> _Exercise brief_:
Pictures stay out of the copy; set down each line of the listing below exactly.

*-*-*

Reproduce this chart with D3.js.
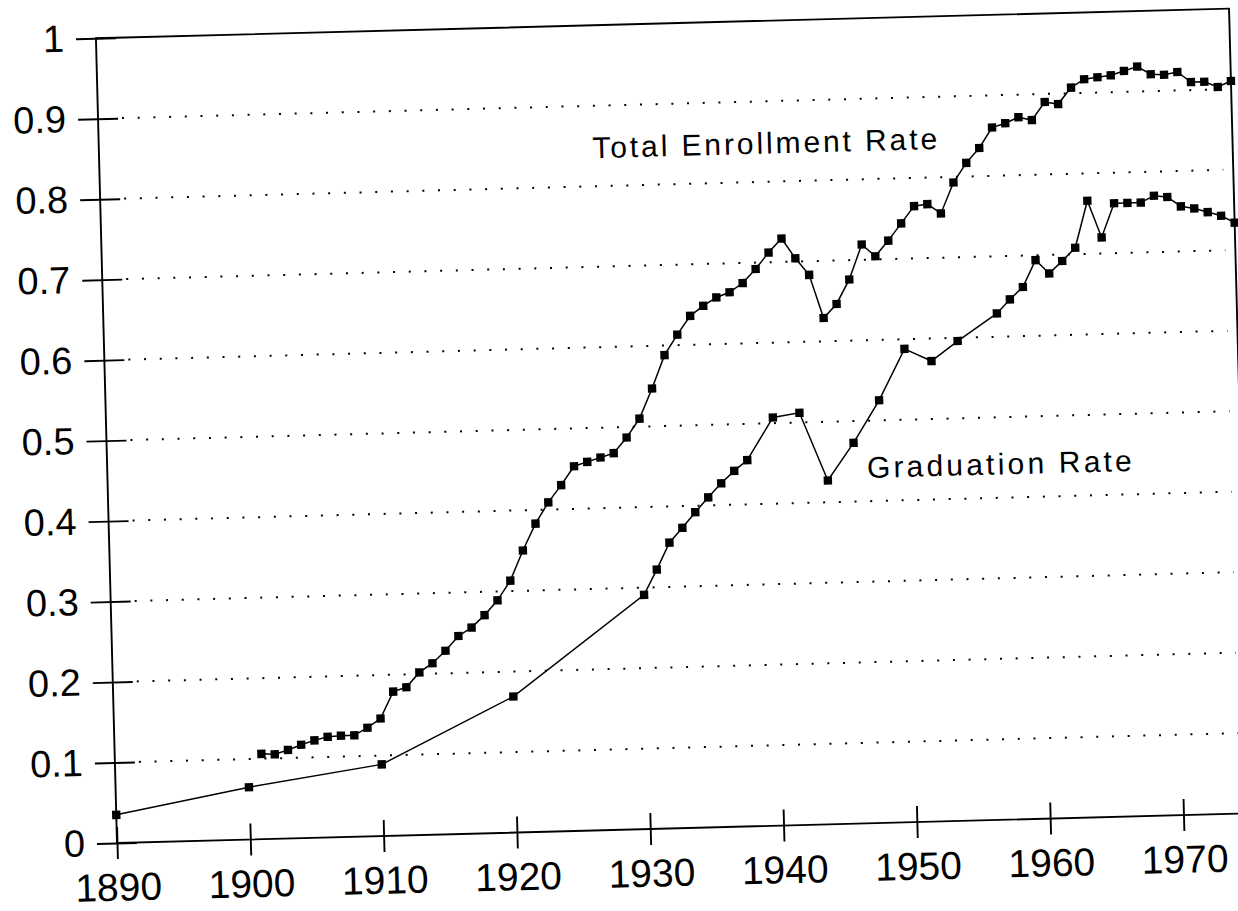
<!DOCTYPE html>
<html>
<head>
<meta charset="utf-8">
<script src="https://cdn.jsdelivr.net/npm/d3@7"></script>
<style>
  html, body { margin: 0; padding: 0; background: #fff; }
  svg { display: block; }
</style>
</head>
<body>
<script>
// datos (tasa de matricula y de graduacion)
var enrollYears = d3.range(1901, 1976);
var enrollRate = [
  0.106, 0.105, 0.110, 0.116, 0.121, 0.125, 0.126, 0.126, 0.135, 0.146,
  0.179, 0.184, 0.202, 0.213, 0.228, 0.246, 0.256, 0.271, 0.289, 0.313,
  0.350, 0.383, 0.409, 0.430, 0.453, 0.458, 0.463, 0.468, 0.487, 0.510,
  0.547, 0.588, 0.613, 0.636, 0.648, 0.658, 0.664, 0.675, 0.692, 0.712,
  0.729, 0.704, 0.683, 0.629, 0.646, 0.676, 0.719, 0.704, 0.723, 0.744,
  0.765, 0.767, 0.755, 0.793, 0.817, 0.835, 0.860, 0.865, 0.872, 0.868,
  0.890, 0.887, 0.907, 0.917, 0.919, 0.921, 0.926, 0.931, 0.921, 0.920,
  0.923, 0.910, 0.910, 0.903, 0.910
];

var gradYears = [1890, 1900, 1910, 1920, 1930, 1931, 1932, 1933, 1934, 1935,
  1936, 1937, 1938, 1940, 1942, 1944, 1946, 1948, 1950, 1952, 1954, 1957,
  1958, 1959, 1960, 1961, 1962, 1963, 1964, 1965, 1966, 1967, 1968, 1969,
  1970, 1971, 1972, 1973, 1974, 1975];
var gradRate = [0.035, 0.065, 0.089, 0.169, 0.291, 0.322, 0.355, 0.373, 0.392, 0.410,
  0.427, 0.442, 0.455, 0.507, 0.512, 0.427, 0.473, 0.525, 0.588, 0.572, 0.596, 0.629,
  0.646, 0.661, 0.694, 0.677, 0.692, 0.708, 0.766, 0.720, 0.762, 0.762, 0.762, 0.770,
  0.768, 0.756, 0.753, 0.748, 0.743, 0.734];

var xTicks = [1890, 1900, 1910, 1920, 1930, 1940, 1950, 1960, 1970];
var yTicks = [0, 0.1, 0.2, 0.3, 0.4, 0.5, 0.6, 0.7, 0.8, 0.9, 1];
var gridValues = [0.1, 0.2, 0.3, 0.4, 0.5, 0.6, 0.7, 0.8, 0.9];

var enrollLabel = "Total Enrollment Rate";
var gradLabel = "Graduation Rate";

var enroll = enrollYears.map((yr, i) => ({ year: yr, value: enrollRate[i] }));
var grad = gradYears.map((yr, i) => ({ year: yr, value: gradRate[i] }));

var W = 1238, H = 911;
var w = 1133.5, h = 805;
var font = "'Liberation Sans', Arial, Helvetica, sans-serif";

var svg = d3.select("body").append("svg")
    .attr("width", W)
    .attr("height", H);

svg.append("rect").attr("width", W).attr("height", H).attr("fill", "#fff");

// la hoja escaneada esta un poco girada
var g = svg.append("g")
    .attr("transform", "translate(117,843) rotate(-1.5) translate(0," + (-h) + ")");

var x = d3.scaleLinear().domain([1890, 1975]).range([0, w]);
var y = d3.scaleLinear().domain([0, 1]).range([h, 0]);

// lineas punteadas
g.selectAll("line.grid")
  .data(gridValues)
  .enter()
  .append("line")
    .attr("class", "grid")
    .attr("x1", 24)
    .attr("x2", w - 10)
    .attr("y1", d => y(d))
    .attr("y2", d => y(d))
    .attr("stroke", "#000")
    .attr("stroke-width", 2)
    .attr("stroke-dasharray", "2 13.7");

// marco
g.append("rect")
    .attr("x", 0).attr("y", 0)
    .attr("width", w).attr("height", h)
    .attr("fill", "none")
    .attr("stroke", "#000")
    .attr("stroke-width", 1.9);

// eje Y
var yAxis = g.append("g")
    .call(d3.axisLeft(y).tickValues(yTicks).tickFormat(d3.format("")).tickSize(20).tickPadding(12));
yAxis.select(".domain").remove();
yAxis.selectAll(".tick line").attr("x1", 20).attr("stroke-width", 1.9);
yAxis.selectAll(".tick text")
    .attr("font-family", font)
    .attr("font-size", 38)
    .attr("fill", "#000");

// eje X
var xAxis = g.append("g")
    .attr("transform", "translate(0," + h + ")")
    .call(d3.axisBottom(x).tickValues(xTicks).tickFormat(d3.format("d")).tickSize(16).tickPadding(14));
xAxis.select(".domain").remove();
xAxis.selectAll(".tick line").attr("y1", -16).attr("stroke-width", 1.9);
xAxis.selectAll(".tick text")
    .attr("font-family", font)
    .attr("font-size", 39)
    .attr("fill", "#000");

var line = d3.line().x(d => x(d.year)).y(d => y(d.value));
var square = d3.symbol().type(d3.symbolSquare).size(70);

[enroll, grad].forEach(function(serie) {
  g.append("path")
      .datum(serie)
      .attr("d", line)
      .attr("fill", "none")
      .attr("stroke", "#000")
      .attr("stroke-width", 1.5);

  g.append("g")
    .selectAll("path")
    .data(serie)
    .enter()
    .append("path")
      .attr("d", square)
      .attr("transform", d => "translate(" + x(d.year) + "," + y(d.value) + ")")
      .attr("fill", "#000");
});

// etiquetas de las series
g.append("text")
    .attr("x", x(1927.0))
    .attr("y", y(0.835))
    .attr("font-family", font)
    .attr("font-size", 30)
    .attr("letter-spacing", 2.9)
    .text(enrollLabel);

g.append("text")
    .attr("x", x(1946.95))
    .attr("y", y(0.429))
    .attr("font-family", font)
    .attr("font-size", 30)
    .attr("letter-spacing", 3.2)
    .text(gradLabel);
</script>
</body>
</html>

*-*-*

> _Result of this exercise_:
Reproduce this chart with D3.js.
<!DOCTYPE html>
<html>
<head>
<meta charset="utf-8">
<script src="https://cdn.jsdelivr.net/npm/d3@7"></script>
<style>
  html, body { margin: 0; padding: 0; background: #fff; }
  svg { display: block; }
</style>
</head>
<body>
<script>
// datos (tasa de matricula y de graduacion)
var enrollYears = d3.range(1901, 1976);
var enrollRate = [
  0.106, 0.105, 0.110, 0.116, 0.121, 0.125, 0.126, 0.126, 0.135, 0.146,
  0.179, 0.184, 0.202, 0.213, 0.228, 0.246, 0.256, 0.271, 0.289, 0.313,
  0.350, 0.383, 0.409, 0.430, 0.453, 0.458, 0.463, 0.468, 0.487, 0.510,
  0.547, 0.588, 0.613, 0.636, 0.648, 0.658, 0.664, 0.675, 0.692, 0.712,
  0.729, 0.704, 0.683, 0.629, 0.646, 0.676, 0.719, 0.704, 0.723, 0.744,
  0.765, 0.767, 0.755, 0.793, 0.817, 0.835, 0.860, 0.865, 0.872, 0.868,
  0.890, 0.887, 0.907, 0.917, 0.919, 0.921, 0.926, 0.931, 0.921, 0.920,
  0.923, 0.910, 0.910, 0.903, 0.910
];

var gradYears = [1890, 1900, 1910, 1920, 1930, 1931, 1932, 1933, 1934, 1935,
  1936, 1937, 1938, 1940, 1942, 1944, 1946, 1948, 1950, 1952, 1954, 1957,
  1958, 1959, 1960, 1961, 1962, 1963, 1964, 1965, 1966, 1967, 1968, 1969,
  1970, 1971, 1972, 1973, 1974, 1975];
var gradRate = [0.035, 0.065, 0.089, 0.169, 0.291, 0.322, 0.355, 0.373, 0.392, 0.410,
  0.427, 0.442, 0.455, 0.507, 0.512, 0.427, 0.473, 0.525, 0.588, 0.572, 0.596, 0.629,
  0.646, 0.661, 0.694, 0.677, 0.692, 0.708, 0.766, 0.720, 0.762, 0.762, 0.762, 0.770,
  0.768, 0.756, 0.753, 0.748, 0.743, 0.734];

var xTicks = [1890, 1900, 1910, 1920, 1930, 1940, 1950, 1960, 1970];
var yTicks = [0, 0.1, 0.2, 0.3, 0.4, 0.5, 0.6, 0.7, 0.8, 0.9, 1];
var gridValues = [0.1, 0.2, 0.3, 0.4, 0.5, 0.6, 0.7, 0.8, 0.9];

var enrollLabel = "Total Enrollment Rate";
var gradLabel = "Graduation Rate";

var enroll = enrollYears.map((yr, i) => ({ year: yr, value: enrollRate[i] }));
var grad = gradYears.map((yr, i) => ({ year: yr, value: gradRate[i] }));

var W = 1238, H = 911;
var w = 1133.5, h = 805;
var font = "'Liberation Sans', Arial, Helvetica, sans-serif";

var svg = d3.select("body").append("svg")
    .attr("width", W)
    .attr("height", H);

svg.append("rect").attr("width", W).attr("height", H).attr("fill", "#fff");

// la hoja escaneada esta un poco girada
var g = svg.append("g")
    .attr("transform", "translate(117,843) rotate(-1.5) translate(0," + (-h) + ")");

var x = d3.scaleLinear().domain([1890, 1975]).range([0, w]);
var y = d3.scaleLinear().domain([0, 1]).range([h, 0]);

// lineas punteadas
g.selectAll("line.grid")
  .data(gridValues)
  .enter()
  .append("line")
    .attr("class", "grid")
    .attr("x1", 24)
    .attr("x2", w - 10)
    .attr("y1", d => y(d))
    .attr("y2", d => y(d))
    .attr("stroke", "#000")
    .attr("stroke-width", 2)
    .attr("stroke-dasharray", "2 13.7");

// marco
g.append("rect")
    .attr("x", 0).attr("y", 0)
    .attr("width", w).attr("height", h)
    .attr("fill", "none")
    .attr("stroke", "#000")
    .attr("stroke-width", 1.9);

// eje Y
var yAxis = g.append("g")
    .call(d3.axisLeft(y).tickValues(yTicks).tickFormat(d3.format("")).tickSize(20).tickPadding(12));
yAxis.select(".domain").remove();
yAxis.selectAll(".tick line").attr("x1", 20).attr("stroke-width", 1.9);
yAxis.selectAll(".tick text")
    .attr("font-family", font)
    .attr("font-size", 38)
    .attr("fill", "#000");

// eje X
var xAxis = g.append("g")
    .attr("transform", "translate(0," + h + ")")
    .call(d3.axisBottom(x).tickValues(xTicks).tickFormat(d3.format("d")).tickSize(16).tickPadding(14));
xAxis.select(".domain").remove();
xAxis.selectAll(".tick line").attr("y1", -16).attr("stroke-width", 1.9);
xAxis.selectAll(".tick text")
    .attr("font-family", font)
    .attr("font-size", 39)
    .attr("fill", "#000");

var line = d3.line().x(d => x(d.year)).y(d => y(d.value));
var square = d3.symbol().type(d3.symbolSquare).size(70);

[enroll, grad].forEach(function(serie) {
  g.append("path")
      .datum(serie)
      .attr("d", line)
      .attr("fill", "none")
      .attr("stroke", "#000")
      .attr("stroke-width", 1.5);

  g.append("g")
    .selectAll("path")
    .data(serie)
    .enter()
    .append("path")
      .attr("d", square)
      .attr("transform", d => "translate(" + x(d.year) + "," + y(d.value) + ")")
      .attr("fill", "#000");
});

// etiquetas de las series
g.append("text")
    .attr("x", x(1927.0))
    .attr("y", y(0.835))
    .attr("font-family", font)
    .attr("font-size", 30)
    .attr("letter-spacing", 2.9)
    .text(enrollLabel);

g.append("text")
    .attr("x", x(1946.95))
    .attr("y", y(0.429))
    .attr("font-family", font)
    .attr("font-size", 30)
    .attr("letter-spacing", 3.2)
    .text(gradLabel);
</script>
</body>
</html>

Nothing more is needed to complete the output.